Día de los Muertos is a Mesoamerican holiday, traditionally celebrated by indigenous people, that pays tribute to deceased loved ones. The first and second day of each November serves as a time for the spirits of deceased loved ones to come back and visit their living relatives. The dead are welcomed through altars made by their family, which often include items such as food, flowers, blankets or table runners, candles, calaveras — skulls — and a multitude of photos featuring the deceased loved ones. Each altar is unique and special, but they all share in an abundance of colors, pleasant smells and happy memories. 

Pacific University’s Hispanic Heritage Student Association (HHSA) created their annual altar for Día de los Muertos last week in celebration. Members came together to create paper flowers, calaveras and other decorations, as well as to assemble the altar, over a brief two days. Senior Alexander Ibarra, Vice President of HHSA says that the altar, for him, is a form of appreciation for Mexican culture and history. He said it’s a piece of identity to him, and that, “identity is what makes people human.” 

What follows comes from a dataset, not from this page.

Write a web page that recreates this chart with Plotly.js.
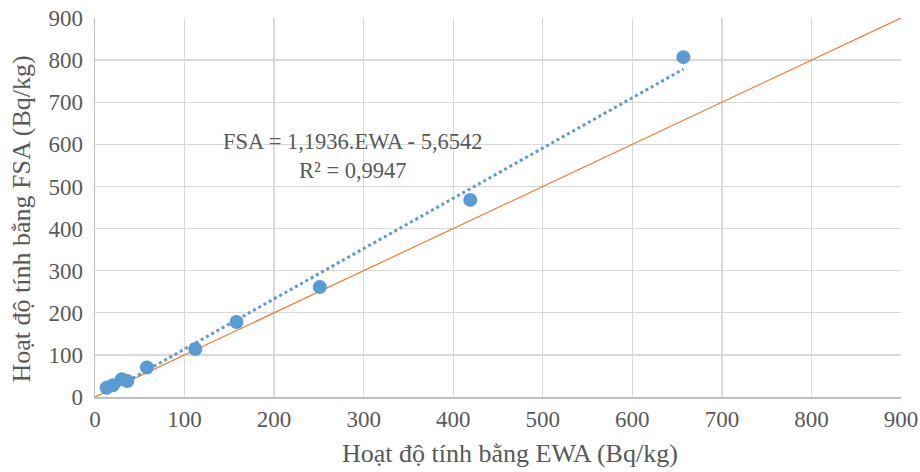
<!DOCTYPE html>
<html>
<head>
<meta charset="utf-8">
<script src="https://cdn.plot.ly/plotly-3.0.1.min.js"></script>
<style>html,body{margin:0;padding:0;background:#fff;}#chart{width:920px;height:472px;}</style>
</head>
<body>
<div id="chart"></div>
<script>
const ewa = [13, 20, 30, 36, 58, 112, 158, 251, 419, 657];
const fsa = [22, 28, 42, 38, 70, 114, 178, 261, 468, 807];
const slope = 1.1936;
const intercept = -5.6542;
const identityX = [0, 900];
const identityY = [0, 900];
const xTicks = [0, 100, 200, 300, 400, 500, 600, 700, 800, 900];
const yTicks = [0, 100, 200, 300, 400, 500, 600, 700, 800, 900];
const xTitle = 'Hoạt độ tính bằng EWA (Bq/kg)';
const yTitle = 'Hoạt độ tính bằng FSA (Bq/kg)';

const xMin = Math.min(...ewa), xMax = Math.max(...ewa);
const trendX = [xMin, xMax];
const trendY = trendX.map(v => slope * v + intercept);

const traces = [
  {x: identityX, y: identityY, mode: 'lines', line: {color: '#ED7D31', width: 1.2}, hoverinfo: 'skip'},
  {x: trendX, y: trendY, mode: 'lines', line: {color: '#5B9BD5', width: 3, dash: 'dot'}},
  {x: ewa, y: fsa, mode: 'markers', marker: {color: '#5B9BD5', size: 14}}
];

const fam = 'Liberation Serif, Times New Roman, serif';
const layout = {
  width: 920, height: 472,
  margin: {l: 95, r: 19, t: 18, b: 75},
  showlegend: false,
  paper_bgcolor: '#fff', plot_bgcolor: '#fff',
  font: {family: fam, color: '#595959'},
  xaxis: {
    range: [0, 900], tickvals: xTicks, ticktext: xTicks.map(String),
    showgrid: true, gridcolor: '#d9d9d9', gridwidth: 1.3,
    showline: true, linecolor: '#bfbfbf', linewidth: 1.5,
    zeroline: false, ticks: '', ticklabelstandoff: 1,
    tickfont: {family: fam, size: 23, color: '#595959'}
  },
  yaxis: {
    range: [0, 900], tickvals: yTicks, ticktext: yTicks.map(String),
    showgrid: true, gridcolor: '#d9d9d9', gridwidth: 1.3,
    showline: true, linecolor: '#bfbfbf', linewidth: 1.5,
    zeroline: false, ticks: '', ticklabelstandoff: 6,
    tickfont: {family: fam, size: 23, color: '#595959'}
  },
  annotations: [
    {
      x: 288, y: 572, xref: 'x', yref: 'y',
      text: 'FSA = 1,1936.EWA - 5,6542<br>R² = 0,9947',
      showarrow: false, align: 'center',
      font: {family: fam, size: 22.5, color: '#595959'}
    },
    {
      x: 0.515, y: -0.148, xref: 'paper', yref: 'paper',
      xanchor: 'center', yanchor: 'middle',
      text: xTitle, showarrow: false,
      font: {family: fam, size: 26, color: '#595959'}
    },
    {
      x: -0.091, y: 0.47, xref: 'paper', yref: 'paper',
      xanchor: 'center', yanchor: 'middle', textangle: -90,
      text: yTitle, showarrow: false,
      font: {family: fam, size: 26, color: '#595959'}
    }
  ]
};

Plotly.newPlot('chart', traces, layout, {displayModeBar: false, staticPlot: true});
</script>
</body>
</html>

Ibarra’s favorite part of creating this altar was being able to spend time with other HHSA members. “Displays like this allow other cultural clubs to express their identity and allow others to appreciate their history,” he echoed. 

HHSA club advisor, professor Victor Rodriguez, also helped to see the altar come to life. He explained that altars give viewers a chance to think introspectively about their spirituality and to consider life’s meaning and purpose. 

“The altar allows you to see the spiritual part of life and death,” Rodriguez said. “It allows us to ask; what is the meaning of being together in memory?” 

His favorite part of helping the HHSA make an altar is being able to see how impactful this piece of culture can be, not only to Mexicans, but to people of all ethnic backgrounds. Students and faculty members interested in visiting and viewing the altar can find it located in the lobby of Scott Hall now until Monday, Nov. 11.